小さいうちはこれ。リングリィリング
少し大きくなったらこれ。ドリオ
日本では「あたまをぶつけて泣くから」と軽いガラガラだけを与えるようだが、ヨーロッパでは逆に、たとえあたまをぶつけても、重いガラガラを持つことで手が鍛えられ、泣いても、「次はあたまをぶつけないようにしよう」と学ぶ場としてとらえるのだという。このあたりは、リスクとハザードに対する、日本と諸外国の態度の違いを示しているようで面白い。
つまり、日本語で言う「危険」には、リスク=それによって一定の危害(たとえばあたまをぶつける)は想定されるものの、それを克服することによって、一層の成長が見込まれるものと、ハザード=想定の範囲を超えた害悪、身体に著しい傷害をもたらすおそれのある危険のふたつの要素が含まれるが、ヨーロッパでは、ハザードを限りなく小さくした上で、リスクはあえて残そうとするのに対し、ハザードを恐れるあまり、ハザードもリスクも無くしてしまう、日本やアメリカのような消費市場主義文化の違いが、そこに示されているように思う。
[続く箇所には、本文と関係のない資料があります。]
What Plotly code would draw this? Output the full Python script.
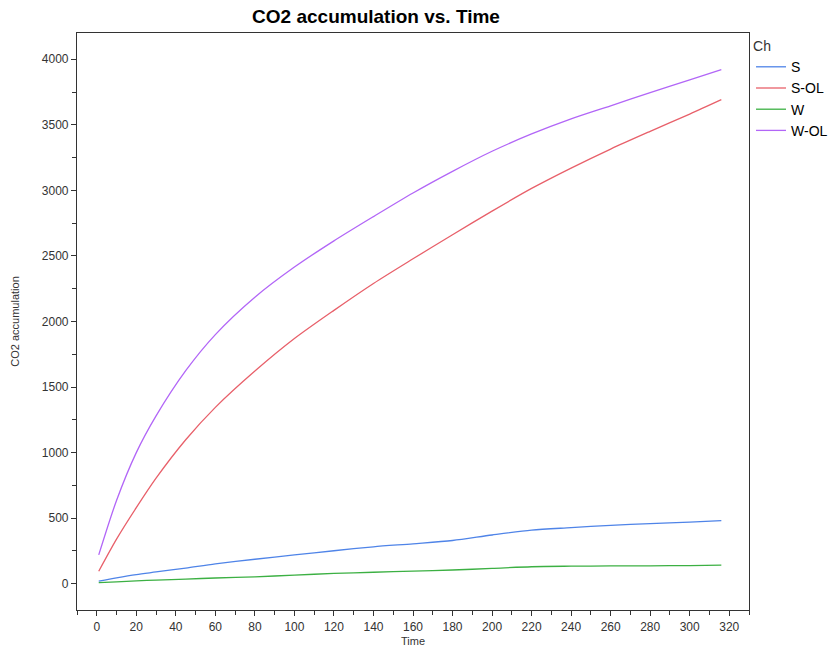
import plotly.graph_objects as go

# Sampling times shared by all channels
time = [1, 10, 20, 30, 45, 60, 80, 100, 120, 140, 160, 180, 200, 220, 240, 260, 280, 300, 316]

# CO2 accumulation per channel
co2_s = [20, 45, 70, 90, 120, 152, 187, 220, 252, 282, 305, 330, 372, 409, 428, 446, 458, 470, 481]
co2_s_ol = [95, 340, 580, 805, 1098, 1345, 1622, 1870, 2085, 2290, 2478, 2662, 2842, 3015, 3170, 3315, 3450, 3582, 3692]
co2_w = [8, 15, 22, 28, 36, 44, 53, 66, 79, 88, 96, 105, 117, 130, 134, 136, 137, 139, 142]
co2_w_ol = [220, 635, 1000, 1280, 1625, 1900, 2185, 2415, 2615, 2800, 2980, 3145, 3298, 3430, 3545, 3645, 3745, 3843, 3920]

channels = ["S", "S-OL", "W", "W-OL"]
series = [co2_s, co2_s_ol, co2_w, co2_w_ol]
colors = ["#4f84e8", "#e8606a", "#3cb043", "#b266f7"]

FONT = "Liberation Sans, Arial, sans-serif"

fig = go.Figure()
for name, vals, col in zip(channels, series, colors):
    fig.add_trace(go.Scatter(
        x=time, y=vals, name=name, mode="lines",
        line=dict(color=col, width=1.3, shape="spline", smoothing=0.8),
    ))

axis_common = dict(
    showline=True, linecolor="#333333", linewidth=1.2, mirror=True,
    showgrid=False, zeroline=False,
    ticks="outside", ticklen=5, tickcolor="#333333", tickwidth=1,
    tickfont=dict(family=FONT, size=12, color="#333333"),
)

fig.update_layout(
    width=831, height=652,
    margin=dict(l=77, r=82, t=33, b=42, autoexpand=False),
    paper_bgcolor="white", plot_bgcolor="white",
    title=dict(
        text="<b>CO2 accumulation vs. Time</b>",
        x=376 / 831, xanchor="center", xref="container",
        y=1 - 16 / 652, yanchor="middle", yref="container",
        font=dict(family=FONT, size=19, color="black"),
    ),
    xaxis=dict(
        **axis_common,
        range=[-10, 330], tick0=0, dtick=20,
        minor=dict(ticks="outside", ticklen=4, dtick=10, tick0=0, tickcolor="#333333"),
        title=dict(text="Time", standoff=4,
                   font=dict(family=FONT, size=11, color="#333333")),
    ),
    yaxis=dict(
        **axis_common,
        range=[-200, 4200], tick0=0, dtick=500,
        minor=dict(ticks="outside", ticklen=4, dtick=250, tick0=0, tickcolor="#333333"),
        title=dict(text="CO2 accumulation", standoff=19,
                   font=dict(family=FONT, size=11, color="#333333")),
    ),
    legend=dict(
        title=dict(text="Ch", font=dict(family=FONT, size=14, color="#333333")),
        font=dict(family=FONT, size=14, color="black"),
        x=1.003, xanchor="left", y=1.0, yanchor="top",
        tracegroupgap=0, itemwidth=30,
    ),
    showlegend=True,
)

fig.write_html("out.html")
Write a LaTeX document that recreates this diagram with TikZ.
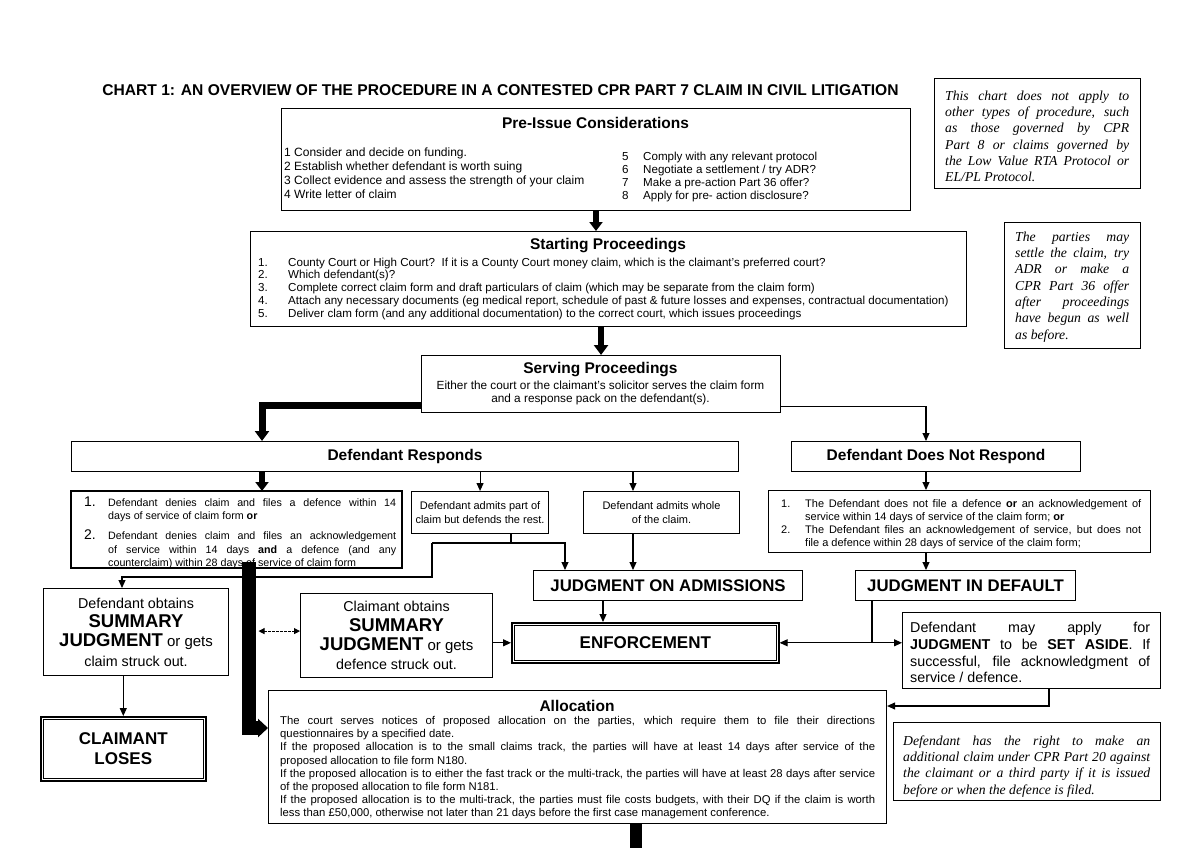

ハザードもリスクもなければ安全かもしれないが、リスクを乗り越えることによる成長もないわけで、いったいどっちが正しいのかと問われると、いまもって答えは出ない。でもぼくはどちらかというと、一定の害をこうむるかもしれないことをふまえた上で、リスクを取り入れる方が好きだけど。いまの日本はハザード(訴訟やクレーム)を恐れるあまり、正しい安全志向(ハザードを限りなく小さくする)ではなく、ただリスクもハザードも除いてしまう、単なる事なかれ主義な気がするよね。